Exactly reproduce the lines of the listing below from the one containing "Give me the" through the one containing "const deviceLabel = 'UTC UZ1085-ADJ';". Skip the images.

___ Dataset content

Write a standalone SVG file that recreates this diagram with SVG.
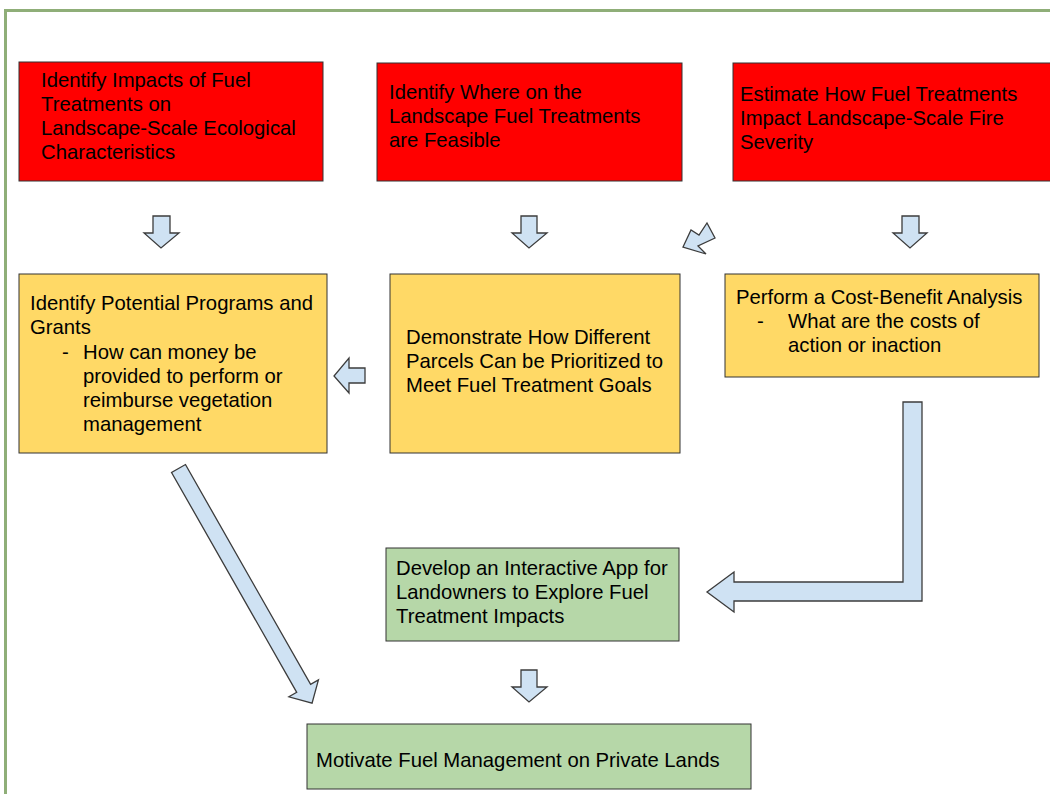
<svg xmlns="http://www.w3.org/2000/svg" width="1050" height="794" viewBox="0 0 1050 794">
<style>
text{font-family:"Liberation Sans",Arial,sans-serif;font-size:20.3px;fill:#000}
.red{fill:#ff0000;stroke:#333;stroke-width:1}
.yel{fill:#ffd966;stroke:#333;stroke-width:1}
.grn{fill:#b6d7a8;stroke:#333;stroke-width:1}
.arr{fill:#cfe2f3;stroke:#3c3c3c;stroke-width:1.3;stroke-linejoin:miter}
</style>
<rect x="0" y="0" width="1050" height="794" fill="#fff"/>
<rect x="5.5" y="10.5" width="1070" height="800" fill="none" stroke="#8fae78" stroke-width="3"/>
<g id="n1"><rect class="red" x="19" y="62" width="304" height="119"/>
<text x="41" y="87">Identify Impacts of Fuel</text><text x="41" y="111">Treatments on</text><text x="41" y="135">Landscape-Scale Ecological</text><text x="41" y="159">Characteristics</text></g>
<g id="n2"><rect class="red" x="377" y="63" width="305" height="118"/>
<text x="389" y="99">Identify Where on the</text><text x="389" y="123">Landscape Fuel Treatments</text><text x="389" y="147">are Feasible</text></g>
<g id="n3"><rect class="red" x="733" y="63" width="330" height="118"/>
<text x="740" y="101">Estimate How Fuel Treatments</text><text x="740" y="125">Impact Landscape-Scale Fire</text><text x="740" y="149">Severity</text></g>
<g id="n4"><rect class="yel" x="19" y="274" width="308" height="179"/>
<text x="30" y="310">Identify Potential Programs and</text><text x="30" y="334">Grants</text>
<text x="62" y="359">-</text><text x="83" y="359">How can money be</text><text x="83" y="383">provided to perform or</text><text x="83" y="407">reimburse vegetation</text><text x="83" y="431">management</text></g>
<g id="n5"><rect class="yel" x="390" y="274" width="290" height="179"/>
<text x="406" y="344">Demonstrate How Different</text><text x="406" y="368">Parcels Can be Prioritized to</text><text x="406" y="392">Meet Fuel Treatment Goals</text></g>
<g id="n6"><rect class="yel" x="725" y="274" width="314" height="103"/>
<text x="736" y="304">Perform a Cost-Benefit Analysis</text>
<text x="757" y="328">-</text><text x="788" y="328">What are the costs of</text><text x="788" y="352">action or inaction</text></g>
<g id="n7"><rect class="grn" x="386" y="548" width="293" height="93"/>
<text x="396" y="575">Develop an Interactive App for</text><text x="396" y="599">Landowners to Explore Fuel</text><text x="396" y="623">Treatment Impacts</text></g>
<g id="n8"><rect class="grn" x="307" y="724" width="444" height="65"/>
<text x="316" y="767">Motivate Fuel Management on Private Lands</text></g>
<g id="connectors">
<polygon class="arr" points="153,216 170,216 170,233 179,233 161,248 144,233 153,233"/>
<polygon class="arr" points="521,216 537,216 537,233 547,233 529,248 512,233 521,233"/>
<polygon class="arr" points="902,216 919,216 919,233 927,233 910,248 893,233 902,233"/>
<polygon class="arr" points="521,670 537,670 537,687 547,687 529,702 512,687 521,687"/>
<polygon class="arr" points="365,368 365,383 349,383 349,393 334,376 349,358 349,368"/>
<polygon class="arr" points="707,223 715,238 698,246 706,254 683,247 691,230 699,235"/>
<polygon class="arr" points="903,402 922,402 922,601 734,601 734,612 707,592 734,572 734,582 903,582"/>
<polygon class="arr" transform="translate(178.5,468.5) rotate(60.35)" points="0,-8 253,-8 253,-17 270,0 253,17 253,8 0,8"/>
</g>
</svg>
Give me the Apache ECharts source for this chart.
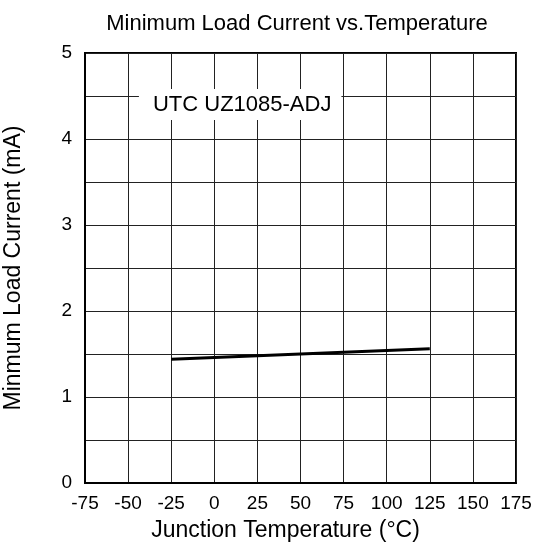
<!DOCTYPE html>
<html>
<head>
<meta charset="utf-8">
<script src="https://cdn.jsdelivr.net/npm/echarts@6/dist/echarts.min.js"></script>
<style>
html,body{margin:0;padding:0;background:#fff;}
#c{width:539px;height:543px;}
</style>
</head>
<body>
<div id="c"></div>
<script>
const temperatures = [-25, 50, 125];
const currents = [1.44, 1.50, 1.56];
const xTicks = [-75, -50, -25, 0, 25, 50, 75, 100, 125, 150, 175];
const yTicks = [0, 1, 2, 3, 4, 5];
const titleText = 'Minimum Load Current vs.Temperature';
const xName = 'Junction Temperature (°C)';
const yName = 'Minmum Load Current (mA)';
const deviceLabel = 'UTC UZ1085-ADJ';

const FONT = "'Liberation Sans', Arial, sans-serif";
const chart = echarts.init(document.getElementById('c'), null, {renderer: 'canvas'});
chart.setOption({
  animation: false,
  backgroundColor: '#fff',
  title: {
    text: titleText,
    left: 292,
    textAlign: 'center',
    top: 8,
    textStyle: {fontFamily: FONT, fontSize: 22, fontWeight: 'normal', color: '#000'}
  },
  grid: {left: 85, right: 23, top: 53, bottom: 60, containLabel: false, outerBoundsMode: 'none',
    show: true, borderColor: '#000', borderWidth: 2, backgroundColor: 'transparent'},
  xAxis: {
    type: 'value',
    min: xTicks[0], max: xTicks[xTicks.length - 1], interval: 25,
    name: xName, nameLocation: 'middle', nameGap: 36,
    nameTextStyle: {fontFamily: FONT, fontSize: 23, color: '#000', padding: [0, 30, 0, 0]},
    axisLine: {show: true, onZero: false, lineStyle: {color: '#000', width: 2}},
    axisTick: {show: false},
    axisLabel: {fontFamily: FONT, fontSize: 19, color: '#000', margin: 11},
    splitLine: {show: true, lineStyle: {color: '#222', width: 1}}
  },
  yAxis: {
    type: 'value',
    min: yTicks[0], max: yTicks[yTicks.length - 1], interval: 1,
    name: yName, nameLocation: 'middle', nameGap: 60,
    nameTextStyle: {fontFamily: FONT, fontSize: 23, color: '#000'},
    axisLine: {show: true, onZero: false, lineStyle: {color: '#000', width: 2}},
    axisTick: {show: false},
    minorTick: {show: false, splitNumber: 2},
    minorSplitLine: {show: true, lineStyle: {color: '#222', width: 1}},
    axisLabel: {fontFamily: FONT, fontSize: 19, color: '#000', margin: 13},
    splitLine: {show: true, lineStyle: {color: '#222', width: 1}}
  },
  series: [{
    type: 'line',
    data: temperatures.map((t, i) => [t, currents[i]]),
    symbol: 'none',
    lineStyle: {color: '#000', width: 3},
    z: 5,
    markPoint: {
      symbol: 'rect', symbolSize: 0,
      silent: true,
      data: [{coord: [15, 4.40]}],
      label: {
        show: true, position: 'inside',
        formatter: deviceLabel,
        fontFamily: FONT, fontSize: 22, color: '#000',
        backgroundColor: '#fff',
        padding: [5, 10, 4, 14]
      }
    }
  }]
});
</script>
</body>
</html>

______

__Solved exercise__:
Give me the Apache ECharts source for this chart.
<!DOCTYPE html>
<html>
<head>
<meta charset="utf-8">
<script src="https://cdn.jsdelivr.net/npm/echarts@6/dist/echarts.min.js"></script>
<style>
html,body{margin:0;padding:0;background:#fff;}
#c{width:539px;height:543px;}
</style>
</head>
<body>
<div id="c"></div>
<script>
const temperatures = [-25, 50, 125];
const currents = [1.44, 1.50, 1.56];
const xTicks = [-75, -50, -25, 0, 25, 50, 75, 100, 125, 150, 175];
const yTicks = [0, 1, 2, 3, 4, 5];
const titleText = 'Minimum Load Current vs.Temperature';
const xName = 'Junction Temperature (°C)';
const yName = 'Minmum Load Current (mA)';
const deviceLabel = 'UTC UZ1085-ADJ';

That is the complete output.